Discover ways not to let our careers unravel when children and family become part of our lives.
See http://web.uvic.ca/transition/ambition/index.html for details and descriptions of all the events, including notes and a bibliography.
Ambition brings together a desire for both mastery and recognition. While women seek mastery as avidly as men do, they often defer recognition to others. Are women ambivalent about seeking recognition for their achievements or about being known as ambitious? Might this ambivalence be affecting our success and contribute to the low numbers of women in non-traditional fields? In this workshop, participants will investigate their feelings about professional advancement, goals and dreams, autonomy, and success.

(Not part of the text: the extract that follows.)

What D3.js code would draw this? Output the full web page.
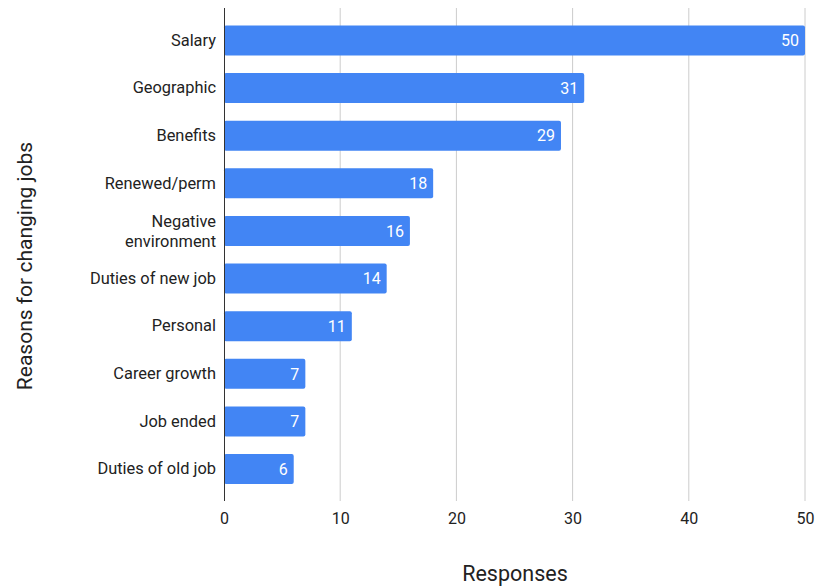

This workshop gives women guidelines for envisioning their future by formulating and examining goals and then looking at what might be blocking them from achieving these goals – both internal and external factors. Blocks may include the difficult task of sharing values and responsibilities with one's partner as well as a corporate culture which might not be encouraging of women's dreams.
We will then become aware of tools to help the unblocking process -- tools which include activities, beliefs, resources, allies, skills, and attitudes. As a result, women will become more confident and proactive as they pursue their ambitions.
We will cover a selection of areas drawn from the following. We wish to
- uncover our attitudes towards mastery and recognition
- examine the consequences of seeking or achieving mastery without receiving recognition
- examine the perception we have of ourselves as protagonists in our narratives
- explore fears associated with success and accomplishment
- identify goals within our chosen fields
- explore blocks to achieving those goals
- develop tools to help the unblocking process.
Participants receive a workbook containing exercises and activities. The workbook draws its inspiration from Anna Fels's bookNecessary Dreams: Ambition in Women's Changing Lives (Pantheon, 2004) and Women Don't Ask: Negotiation and the Gender Divideby Linda Babcock and Sara Laschever (Princeton University Press, 2003).